If you got your LM308N off Ebay or Ali, It's probably FAKE!


----------



## cdwillis (Jan 10, 2022)

If you want more volume out of the Rat use LEDs like the turbo rat. I put 1n4148s and LEDs on a DPDT switch on my last Rat/Muroidea. I find myself using the Turbo/LED side way more often. Also I highly recommend using the OP07 just like the current production Rat. 
I honestly don't think anyone could tell the difference between the OP07 and the 308 if they did a blind hearing test. I have some lm308n chips a friend gave me from a stash he bought off ebay. My guess is either that they're rebadged something else or that they're real and that they failed QC during production none of them operate right. The audio is either shit or they don't work.


----------



## thesmokingman (Jan 11, 2022)

cdwillis said:


> If you want more volume out of the Rat use LEDs like the turbo rat. I put 1n4148s and LEDs on a DPDT switch on my last Rat/Muroidea. I find myself using the Turbo/LED side way more often. Also I highly recommend using the OP07 just like the current production Rat.
> I honestly don't think anyone could tell the difference between the OP07 and the 308 if they did a blind hearing test. I have some lm308n chips a friend gave me from a stash he bought off ebay. My guess is either that they're rebadged something else or that they're real and that they failed QC during production none of them operate right. The audio is either shit or they don't work.

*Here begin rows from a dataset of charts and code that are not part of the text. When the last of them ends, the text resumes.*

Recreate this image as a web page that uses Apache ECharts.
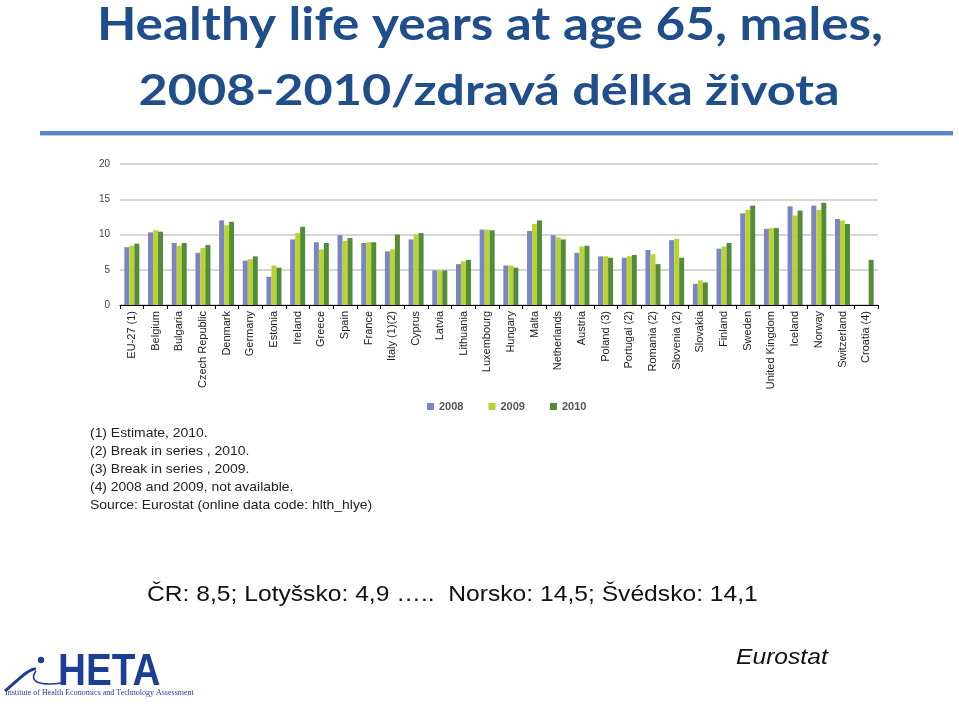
<!DOCTYPE html>
<html>
<head>
<meta charset="utf-8">
<script src="https://cdn.jsdelivr.net/npm/echarts@6/dist/echarts.min.js"></script>
<style>html,body{margin:0;padding:0;background:#fff}#c{width:959px;height:704px}</style>
</head>
<body>
<div id="c"></div>
<script>
const categories = ["EU-27 (1)","Belgium","Bulgaria","Czech Republic","Denmark","Germany","Estonia","Ireland","Greece","Spain","France","Italy (1)(2)","Cyprus","Latvia","Lithuania","Luxembourg","Hungary","Malta","Netherlands","Austria","Poland (3)","Portugal (2)","Romania (2)","Slovenia (2)","Slovakia","Finland","Sweden","United Kingdom","Iceland","Norway","Switzerland","Croatia (4)"];
const v2008 = [8.2,10.3,8.8,7.4,12.0,6.3,4.0,9.3,8.9,9.9,8.8,7.6,9.3,4.9,5.8,10.7,5.6,10.5,9.9,7.4,6.9,6.7,7.8,9.2,3.0,8.0,13.0,10.8,14.0,14.1,12.2,null];
const v2009 = [8.4,10.6,8.4,8.1,11.3,6.5,5.6,10.2,7.9,9.1,8.9,7.9,10.0,4.9,6.2,10.7,5.6,11.5,9.6,8.3,6.9,6.9,7.2,9.4,3.5,8.3,13.5,10.9,12.7,13.5,12.0,null];
const v2010 = [8.7,10.4,8.8,8.5,11.8,6.9,5.3,11.1,8.8,9.5,8.9,10.0,10.2,4.9,6.4,10.6,5.3,12.0,9.3,8.4,6.7,7.1,5.8,6.7,3.2,8.8,14.1,10.9,13.4,14.5,11.5,6.4];
const seriesNames = ["2008","2009","2010"];
const yTicks = {min:0,max:20,interval:5};
const footnotes = ["(1) Estimate, 2010.","(2) Break in series , 2010.","(3) Break in series , 2009.","(4) 2008 and 2009, not available.","Source: Eurostat (online data code: hlth_hlye)"];
const titleLines = ["Healthy life years at age 65, males,","2008-2010/zdravá délka života"];
const summaryText = "ČR: 8,5; Lotyšsko: 4,9 …..  Norsko: 14,5; Švédsko: 14,1";

const colors = ["#7b85c4","#b9d432","#528c3b"];
const chart = echarts.init(document.getElementById('c'));
const titleColor = "#1f4e8b";
const logoColor = "#1c3f94";

const graphics = [
  {type:'text',x:490,y:3,scaleX:1.14,style:{text:titleLines[0],x:0,y:0,align:'center',font:'bold 45px Lato',fill:titleColor},z:10},
  {type:'text',x:489,y:70,scaleX:1.2,style:{text:titleLines[1],x:0,y:0,align:'center',font:'bold 42px Lato',fill:titleColor},z:10},
  {type:'rect',shape:{x:40,y:131,width:913,height:4},style:{fill:'#5a87c6'}},
  {type:'rect',shape:{x:40,y:135,width:913,height:1},style:{fill:'#b9c9e4'}},
  {type:'text',x:147,y:584,scaleX:1.12,style:{text:summaryText,x:0,y:0,font:'22px "Liberation Sans"',fill:'#111'}},
  {type:'text',x:736,y:647,scaleX:1.12,style:{text:'Eurostat',x:0,y:0,font:'italic 22px "Liberation Sans"',fill:'#111'}},
  {type:'text',x:58,y:650,scaleX:0.86,style:{text:'HETA',x:0,y:0,font:'bold 45px "Liberation Sans"',fill:logoColor}},
  {type:'circle',shape:{cx:41,cy:660,r:3.2},style:{fill:logoColor}},
  {type:'bezierCurve',shape:{x1:5,y1:691,x2:36,y2:669,cpx1:20,cpy1:678,cpx2:30,cpy2:668},style:{stroke:logoColor,lineWidth:3,fill:null}},
  {type:'bezierCurve',shape:{x1:36,y1:671,x2:62,y2:683,cpx1:28,cpy1:682,cpx2:40,cpy2:686},style:{stroke:logoColor,lineWidth:1.6,fill:null}},
  {type:'text',x:5,y:689,style:{text:'Institute of Health Economics and Technology Assessment',x:0,y:0,font:'8px "Liberation Serif"',fill:logoColor}}
];
footnotes.forEach((t,i)=>{
  graphics.push({type:'text',x:90,y:427+i*18,scaleX:1.07,style:{text:t,x:0,y:0,font:'13px "Liberation Sans"',fill:'#222'}});
});

chart.setOption({
  backgroundColor:'#fff',
  animation:false,
  color:colors,
  legend:{data:seriesNames,left:422,top:396,itemWidth:7,itemHeight:7,itemGap:25,icon:'rect',
    textStyle:{fontSize:11,fontWeight:'bold',color:'#555',fontFamily:'Liberation Sans'}},
  grid:{left:120,right:81,top:164,bottom:399,containLabel:false},
  xAxis:{type:'category',data:categories,
    axisLine:{lineStyle:{color:'#000',width:1}},
    axisTick:{show:true,length:4,lineStyle:{color:'#000'}},
    axisLabel:{rotate:90,interval:0,fontSize:11,color:'#222',fontFamily:'Liberation Sans',margin:6}},
  yAxis:{type:'value',min:yTicks.min,max:yTicks.max,interval:yTicks.interval,
    axisLine:{show:false},axisTick:{show:false},
    splitLine:{lineStyle:{color:'#c8c8c8',width:1.5}},
    axisLabel:{fontSize:10,color:'#444',fontFamily:'Liberation Sans',margin:10}},
  series:[
    {name:seriesNames[0],type:'bar',data:v2008,barWidth:5,barGap:'0%'},
    {name:seriesNames[1],type:'bar',data:v2009,barWidth:5,barGap:'0%'},
    {name:seriesNames[2],type:'bar',data:v2010,barWidth:5,barGap:'0%'}
  ],
  graphic:graphics
});
</script>
</body>
</html>
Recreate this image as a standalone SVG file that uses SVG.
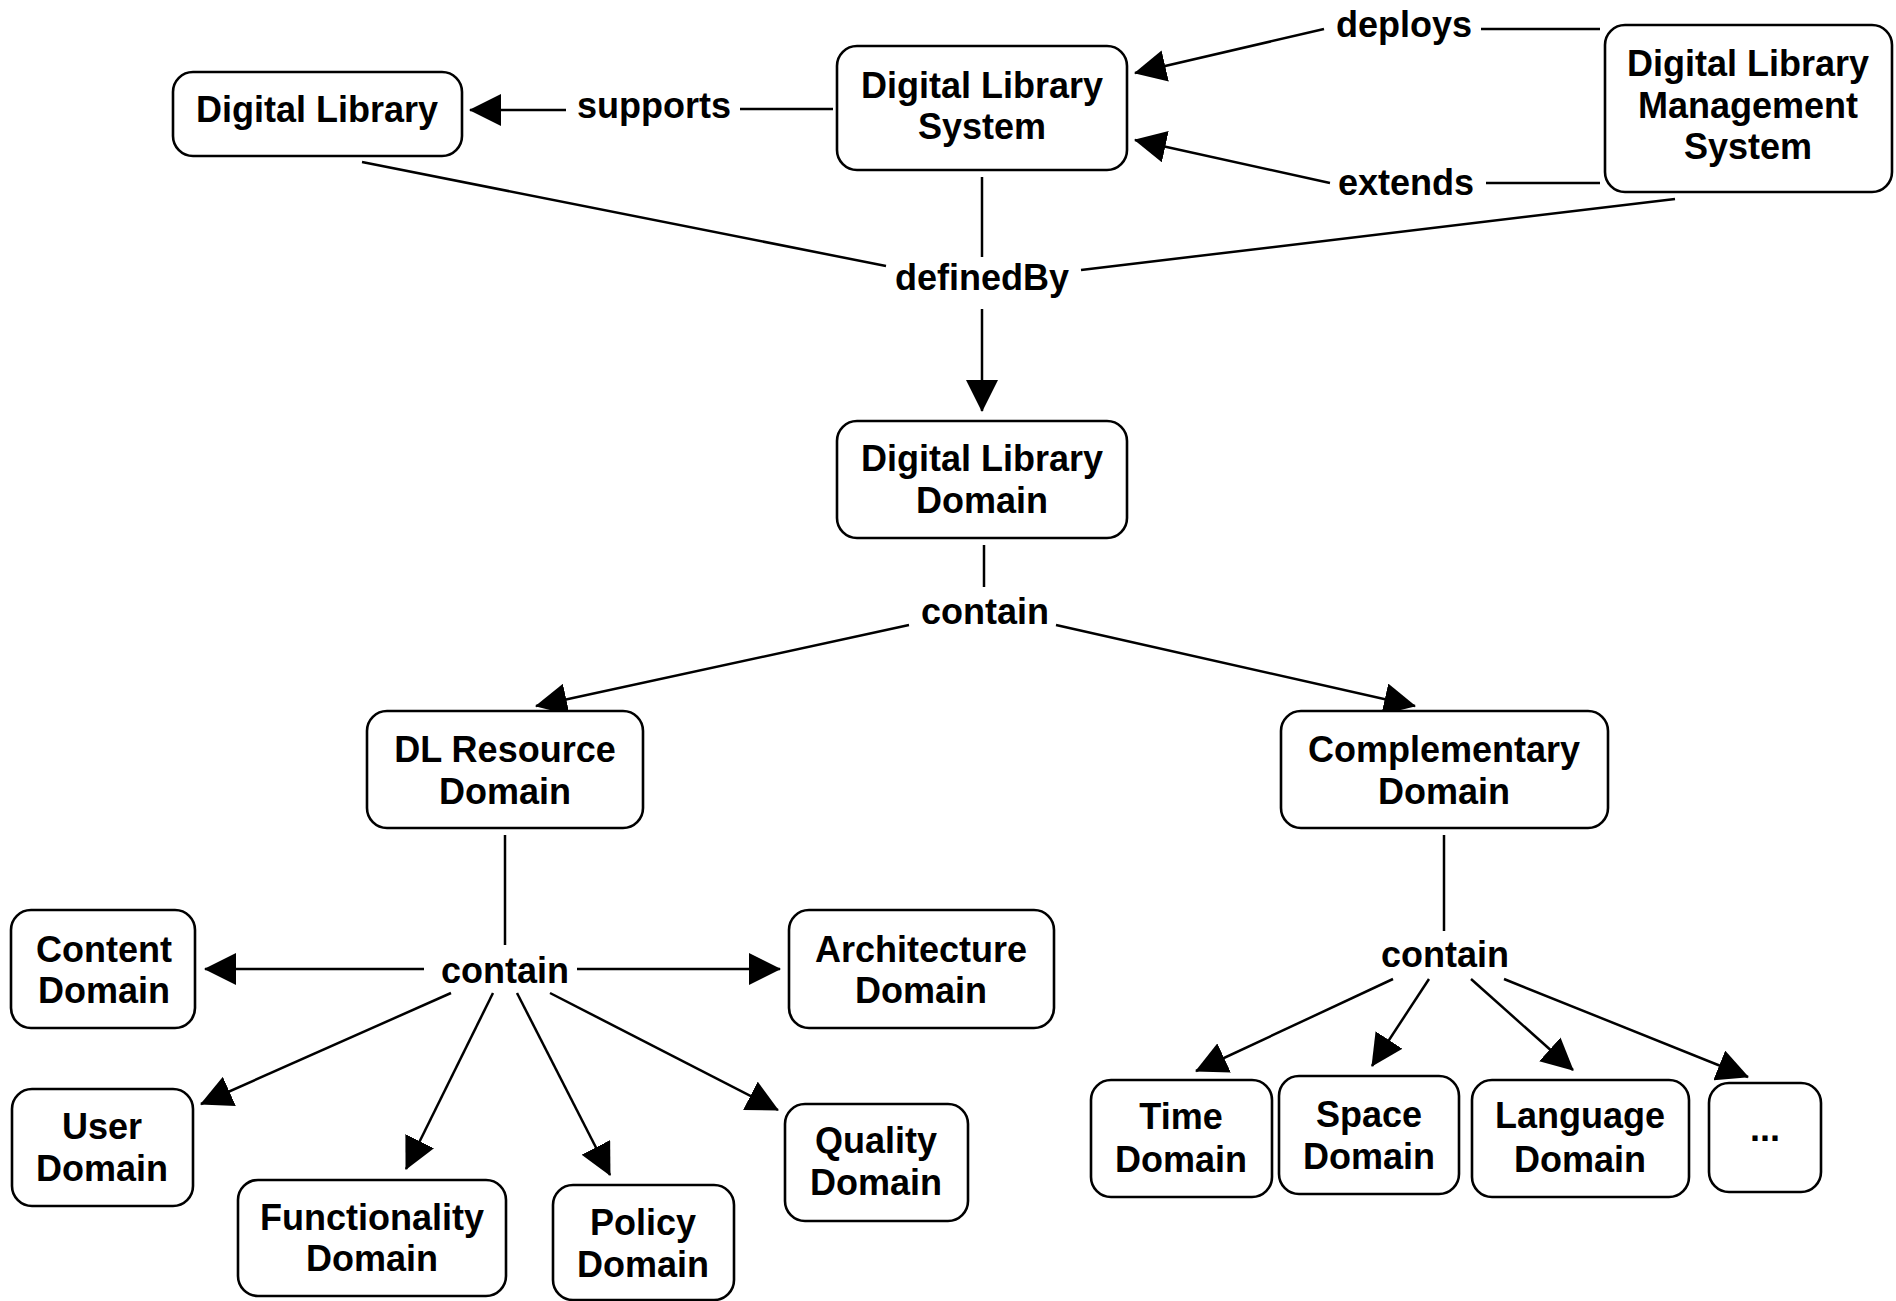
<svg xmlns="http://www.w3.org/2000/svg" width="1896" height="1301" viewBox="0 0 1896 1301">
<style>
.box{fill:#fff;stroke:#000;stroke-width:2.6}
.t{font-family:"Liberation Sans",Arial,sans-serif;font-weight:bold;font-size:36px;text-anchor:middle;fill:#000}
.ln{stroke:#000;stroke-width:2.5;fill:none}
.ar{stroke:#000;stroke-width:2.5;fill:none;marker-end:url(#ah)}
</style>
<defs>
<marker id="ah" markerUnits="userSpaceOnUse" markerWidth="32" markerHeight="32" refX="31" refY="16" orient="auto" viewBox="0 0 32 32">
<path d="M0,0 L32,16 L0,32 z" fill="#000"/>
</marker>
</defs>
<rect width="1896" height="1301" fill="#fff"/>
<g id="connectors">
<line class="ln" x1="833" y1="109" x2="740" y2="109"/>
<line class="ar" x1="566" y1="110" x2="470" y2="110"/>
<line class="ln" x1="1600" y1="29" x2="1481" y2="29"/>
<line class="ar" x1="1324" y1="29" x2="1135" y2="73"/>
<line class="ln" x1="1600" y1="183" x2="1486" y2="183"/>
<line class="ar" x1="1330" y1="183" x2="1135" y2="140"/>
<line class="ln" x1="982" y1="177" x2="982" y2="257"/>
<line class="ln" x1="362" y1="162" x2="886" y2="266"/>
<line class="ln" x1="1675" y1="199" x2="1081" y2="270"/>
<line class="ar" x1="982" y1="309" x2="982" y2="411"/>
<line class="ln" x1="984" y1="545" x2="984" y2="587"/>
<line class="ar" x1="909" y1="625" x2="536" y2="706"/>
<line class="ar" x1="1056" y1="625" x2="1415" y2="706"/>
<line class="ln" x1="505" y1="835" x2="505" y2="945"/>
<line class="ar" x1="424" y1="969" x2="205" y2="969"/>
<line class="ar" x1="577" y1="969" x2="780" y2="969"/>
<line class="ar" x1="451" y1="993" x2="201" y2="1104"/>
<line class="ar" x1="493" y1="993" x2="406" y2="1169"/>
<line class="ar" x1="517" y1="993" x2="610" y2="1175"/>
<line class="ar" x1="550" y1="993" x2="778" y2="1110"/>
<line class="ln" x1="1444" y1="835" x2="1444" y2="931"/>
<line class="ar" x1="1393" y1="979" x2="1196" y2="1071"/>
<line class="ar" x1="1429" y1="979" x2="1372" y2="1066"/>
<line class="ar" x1="1471" y1="979" x2="1573" y2="1070"/>
<line class="ar" x1="1504" y1="979" x2="1748" y2="1077"/>
<text class="t" x="654" y="118">supports</text>
<text class="t" x="1404" y="37">deploys</text>
<text class="t" x="1406" y="195">extends</text>
<text class="t" x="982" y="290">definedBy</text>
<text class="t" x="985" y="624">contain</text>
<text class="t" x="505" y="983">contain</text>
<text class="t" x="1445" y="967">contain</text>
</g>
<g id="n-dl"><rect class="box" x="173" y="72" width="289" height="84" rx="20"/><text class="t" x="317" y="122">Digital Library</text></g>
<g id="n-dls"><rect class="box" x="837" y="46" width="290" height="124" rx="20"/><text class="t" x="982" y="98">Digital Library</text><text class="t" x="982" y="139">System</text></g>
<g id="n-dlms"><rect class="box" x="1605" y="25" width="287" height="167" rx="20"/><text class="t" x="1748" y="76">Digital Library</text><text class="t" x="1748" y="118">Management</text><text class="t" x="1748" y="159">System</text></g>
<g id="n-dld"><rect class="box" x="837" y="421" width="290" height="117" rx="20"/><text class="t" x="982" y="471">Digital Library</text><text class="t" x="982" y="513">Domain</text></g>
<g id="n-dlr"><rect class="box" x="367" y="711" width="276" height="117" rx="20"/><text class="t" x="505" y="762">DL Resource</text><text class="t" x="505" y="804">Domain</text></g>
<g id="n-comp"><rect class="box" x="1281" y="711" width="327" height="117" rx="20"/><text class="t" x="1444" y="762">Complementary</text><text class="t" x="1444" y="804">Domain</text></g>
<g id="n-content"><rect class="box" x="11" y="910" width="184" height="118" rx="20"/><text class="t" x="104" y="962">Content</text><text class="t" x="104" y="1003">Domain</text></g>
<g id="n-arch"><rect class="box" x="789" y="910" width="265" height="118" rx="20"/><text class="t" x="921" y="962">Architecture</text><text class="t" x="921" y="1003">Domain</text></g>
<g id="n-user"><rect class="box" x="12" y="1089" width="181" height="117" rx="20"/><text class="t" x="102" y="1139">User</text><text class="t" x="102" y="1181">Domain</text></g>
<g id="n-func"><rect class="box" x="238" y="1180" width="268" height="116" rx="20"/><text class="t" x="372" y="1230">Functionality</text><text class="t" x="372" y="1271">Domain</text></g>
<g id="n-policy"><rect class="box" x="553" y="1185" width="181" height="115" rx="20"/><text class="t" x="643" y="1235">Policy</text><text class="t" x="643" y="1277">Domain</text></g>
<g id="n-quality"><rect class="box" x="785" y="1104" width="183" height="117" rx="20"/><text class="t" x="876" y="1153">Quality</text><text class="t" x="876" y="1195">Domain</text></g>
<g id="n-time"><rect class="box" x="1091" y="1080" width="181" height="117" rx="20"/><text class="t" x="1181" y="1129">Time</text><text class="t" x="1181" y="1172">Domain</text></g>
<g id="n-space"><rect class="box" x="1279" y="1076" width="180" height="118" rx="20"/><text class="t" x="1369" y="1127">Space</text><text class="t" x="1369" y="1169">Domain</text></g>
<g id="n-lang"><rect class="box" x="1472" y="1080" width="217" height="117" rx="20"/><text class="t" x="1580" y="1128">Language</text><text class="t" x="1580" y="1172">Domain</text></g>
<g id="n-more"><rect class="box" x="1709" y="1083" width="112" height="109" rx="20"/><text class="t" x="1765" y="1141">...</text></g>
</svg>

you can tell the differences in a couple edge cases ... no clipping diodes is one and the expandora forbidden mode is another ... when you're pushing a component in extreme ways they're going to act different enough to tell ... now if neither of those are your situation, you could pretty much throw any op amp in there ... but it does get obvious if you head too far in the other direction too, I don't care for the NE5534 in a rat which goes against even the wisdom of guys like jack orman


----------



## cdwillis (Jan 11, 2022)

I'm not a cork sniffer by any means, but I could tell a difference between the op07 and the 741 while still using the diodes for clipping. It's not as extreme as using a TL071 (which maintained a lot of high end probably due to the increased slew rate), but it is noticeable. I forgot the 741 was in it one day and when I turned it on I thought, "what is going on with this thing?" Reminds me of the time I used teriyaki sauce on accident instead of worcestershire sauce on this steak I was cooking. It wasn't bad, just totally not what I expected. lol


----------



## Joshhr (Jan 12, 2022)

I was just realized that when the filter is clockwise, the volume is quiet. When I turn counter clockwise, it gets louder.


----------



## music6000 (Jan 12, 2022)

Joshhr said:


> I was just realized that when the filter is clockwise, the volume is quiet. When I turn counter clockwise, it gets louder.


Yep, Just like the RAT, Sounds like Crap full clockwise!
Don't get me started on Lo Cut & Hi Cut knob positions!!!


----------



## Joshhr (Jan 12, 2022)

music6000 said:


> Yep, Just like the RAT, Sounds like Crap full clockwise!
> Don't get me started on Lo Cut & Hi Cut knob positions!!!


I just built the helio (rat with mods) from Aion and it fills my rat needs.


----------